By its design the web decouples sender and receiver with regard to location and time. The author of a website shouts into the void of the ether. The reader of a website can remain in obsurity. They may choose to stay but a line in a server log. In any meaningful sense, a bidirectional communication can only be established by the reader of a website.

Therefore a Contact page is created to aid and facilitate the establishment of feedback and meaningful conversations. A Contact page communicates at least one medium by which the author of a website intends to receive messages. It must be a reasonable assumption that the chosen medium is accessible to many of their readers. It certainly is not limited to one channels. Email adress, a contact form or a list of handles on preferred social websites are some (non-exhaustive) examples. What ever the preferred channel of the websites author might be, the Contact page makes it explicit and prominently linked. Thereby it provides an affordance to make the public writing a starting point for a private dialog, which in turn might become the seed of a meaningful interpersonal relationship.

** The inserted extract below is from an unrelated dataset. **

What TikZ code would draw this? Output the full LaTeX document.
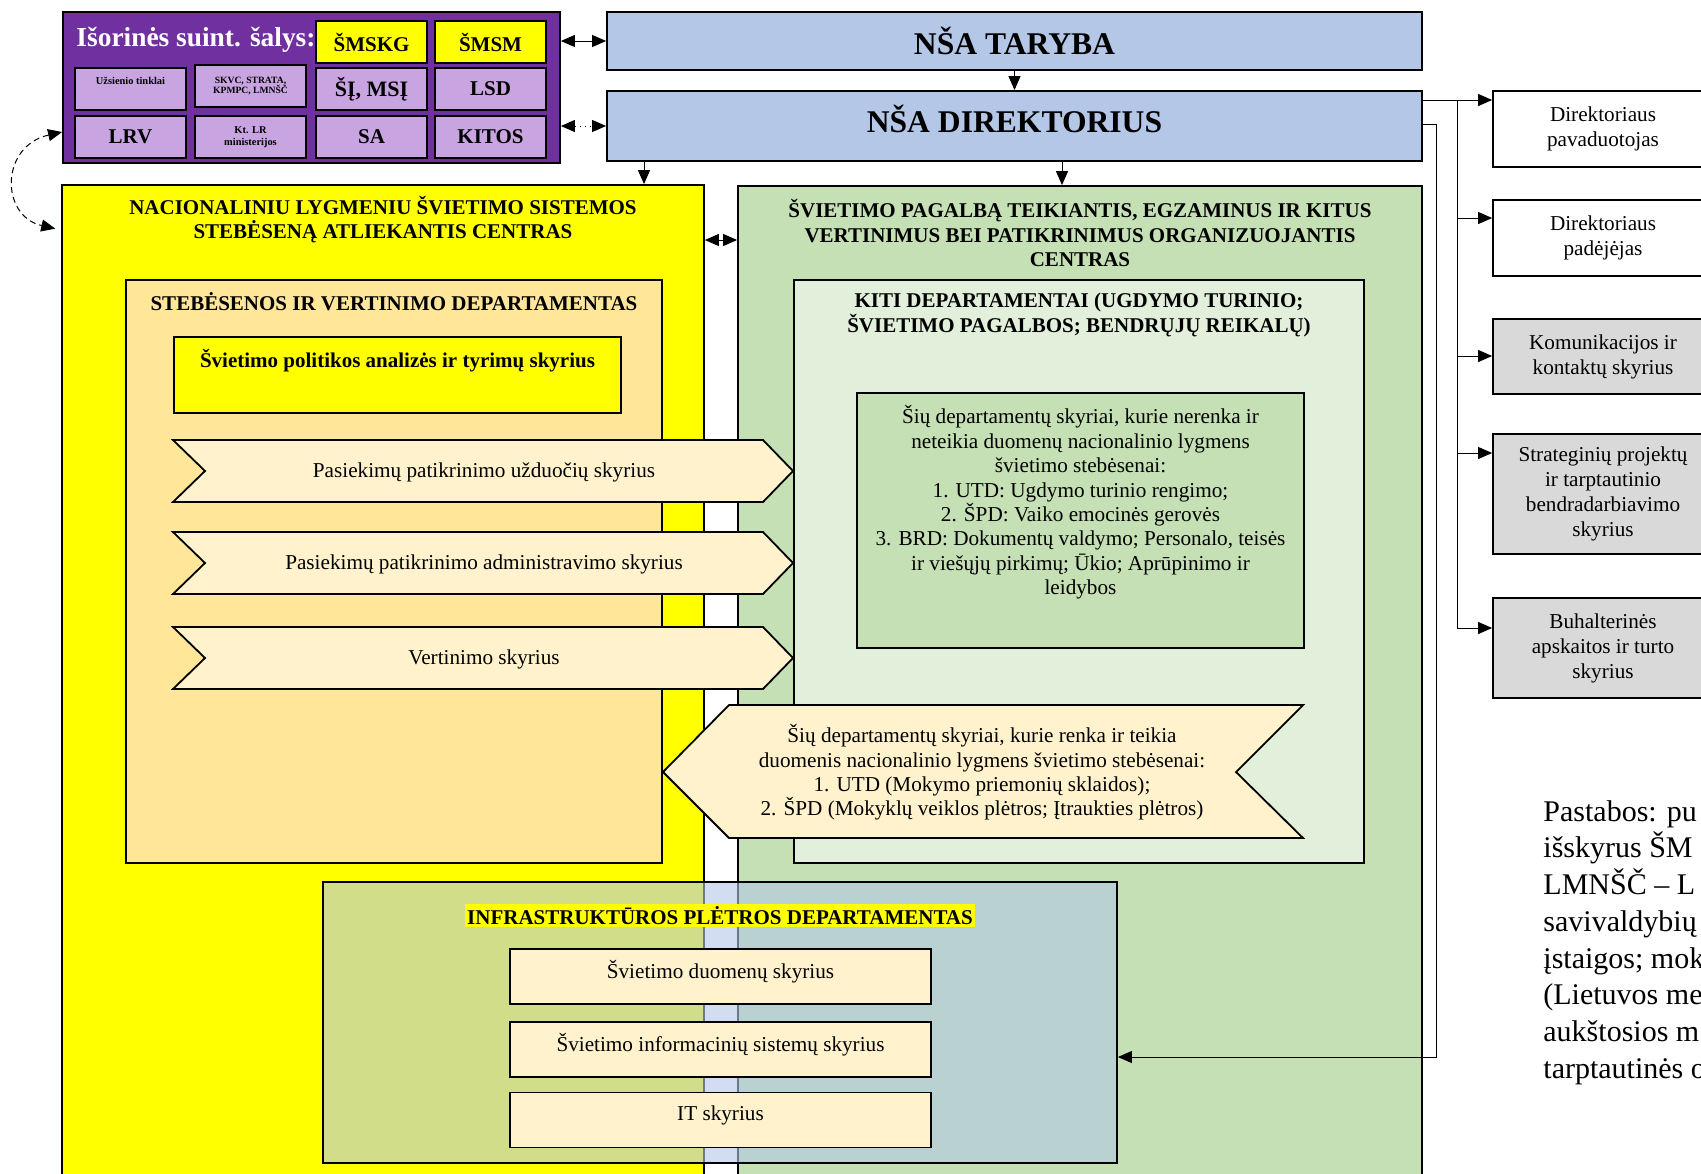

One particular special case or enhancement of a generic contact page pattern might take the form of a Standing Invitation. This is a format that was to my knowledge pioneered by Patrick McKenzie to explicitly encourage cold emails from potentially shy readers. Quite a few people have followed suit, for example: Hillel Wayne, Lars Hupel, Trevor McKendrick, Kai Davis, Adam Hawkins, Bill Tribble, Matthew Palmer, Chris Paika and Andrea Della Corte.